这种称许让我想到了近来从别处读到的两句话。一句话出自建筑师菲利普·约翰逊之口:“妓女有什么不好?只要她足够高级。”是啊,无论什么,只要它足够高级,它就不再是别的什么了,只能以“高级”名之!米歇尔·芒梭选定的明星们个个都足够高级,以至于个个都更接近诗人。而关于诗人,影评人大卫·丹比说了这么一句话:“诗人也许在将自己创造成一个人物”。明星们为公众也为自己扮演的那个人物如此高级,看上去竟然像全知全能而又极富人情味的神祗,而且充满了理想或浪漫的诗意。那是由明星们自我创造和完成的吗?那还真少不了像米歇尔·芒梭这样的明星崇拜者和她为之工作的像《玛丽·克莱尔》这一类媒体的功劳。
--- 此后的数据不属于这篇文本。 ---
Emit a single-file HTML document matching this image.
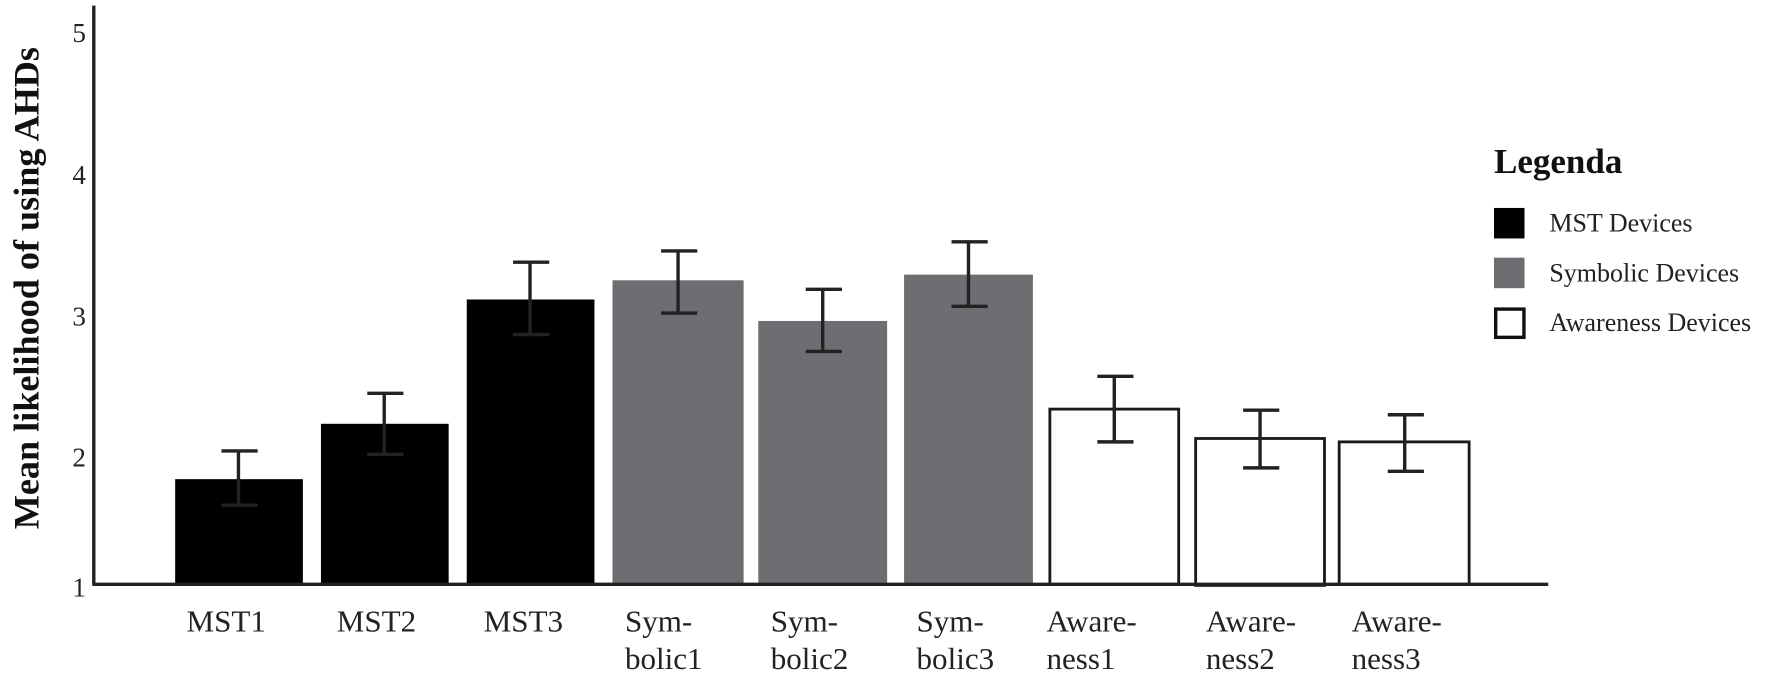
<!DOCTYPE html>
<html><head><style>html,body{margin:0;padding:0;background:#fff}svg{display:block}</style></head>
<body>
<svg width="1772" height="680" viewBox="0 0 1568 601.7" xmlns="http://www.w3.org/2000/svg" font-family="Liberation Serif, serif">
<rect width="1568" height="602" fill="#fff"/>
<g fill="#000">
<rect x="155" y="424" width="113" height="93"/>
<rect x="284" y="375" width="113" height="142"/>
<rect x="413" y="265" width="113" height="252"/>
</g>
<g fill="#6d6e71">
<rect x="542" y="248" width="116" height="269"/>
<rect x="671" y="284" width="114" height="233"/>
<rect x="800" y="243" width="114" height="274"/>
</g>
<g fill="#fff" stroke="#1a1a1a" stroke-width="2.5">
<rect x="929" y="362" width="114" height="155"/>
<rect x="1058" y="388" width="114" height="130"/>
<rect x="1185" y="391" width="115" height="126"/>
</g>
<g stroke="#222" stroke-width="3" fill="none">
<path d="M83 5V518M82 517H1370"/>
<path d="M211 399V447M196 399H228M196 447H228"/>
<path d="M340 348V402M325 348H357M325 402H357"/>
<path d="M469 232V296M454 232H486M454 296H486"/>
<path d="M600 222V277M585 222H617M585 277H617"/>
<path d="M728 256V311M713 256H745M713 311H745"/>
<path d="M857 214V271M842 214H874M842 271H874"/>
<path d="M986 333V391M971 333H1003M971 391H1003"/>
<path d="M1115 363V414M1100 363H1132M1100 414H1132"/>
<path d="M1243 367V417M1228 367H1260M1228 417H1260"/>
</g>
<g font-size="24" fill="#222" text-anchor="end">
<text x="76" y="37">5</text><text x="76" y="163">4</text><text x="76" y="288">3</text><text x="76" y="413">2</text><text x="76" y="528">1</text>
</g>
<text transform="translate(34,255) rotate(-90)" text-anchor="middle" font-size="32" font-weight="bold" fill="#111">Mean likelihood of using AHDs</text>
<g font-size="27.5" fill="#222" text-anchor="start">
<text x="165" y="559">MST1</text><text x="298" y="559">MST2</text><text x="428" y="559">MST3</text>
<text x="553" y="559">Sym-</text><text x="553" y="592">bolic1</text>
<text x="682" y="559">Sym-</text><text x="682" y="592">bolic2</text>
<text x="811" y="559">Sym-</text><text x="811" y="592">bolic3</text>
<text x="926" y="559">Aware-</text><text x="926" y="592">ness1</text>
<text x="1067" y="559">Aware-</text><text x="1067" y="592">ness2</text>
<text x="1196" y="559">Aware-</text><text x="1196" y="592">ness3</text>
</g>
<text x="1322" y="153" font-size="31" font-weight="bold" fill="#111">Legenda</text>
<rect x="1322" y="184" width="27" height="27" fill="#000"/>
<rect x="1322" y="228" width="27" height="27" fill="#6d6e71"/>
<rect x="1323.5" y="273.5" width="25" height="25" fill="#fff" stroke="#111" stroke-width="3"/>
<g font-size="23" fill="#222">
<text x="1371" y="205">MST Devices</text>
<text x="1371" y="249">Symbolic Devices</text>
<text x="1371" y="293">Awareness Devices</text>
</g>
</svg>
</body></html>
有意思的是,对明星人物的访谈,也把访问者米歇尔·芒梭自己塑造成了一位明星。将其凿剔的刀斧,正是她那哪怕大而化之的“明星之爱”。她告诉我们,“采访是一件意味着诱惑和征服的事情。”在明星们面前,米歇尔·芒梭的提问总是那么精确,光彩照人,往往超乎明星们个性鲜明、时而惊世骇俗的回答。明星们像一面面明镜,将她反映在她聚焦明星的凝视之眼里。这种相互映照和相互塑造保证了这本有可能散漫无边的访谈录获得成功,使之真的有了焦点,内倾和聚拢为一本像样的书。
“艺术家被某种超越他们的东西穿透了。” 米歇尔·芒梭愿意把明星们全看作艺术家,作为其中的一员,她接着说:“这‘某种东西’就是我与这本集子里的艺术家们一起寻找的东西。”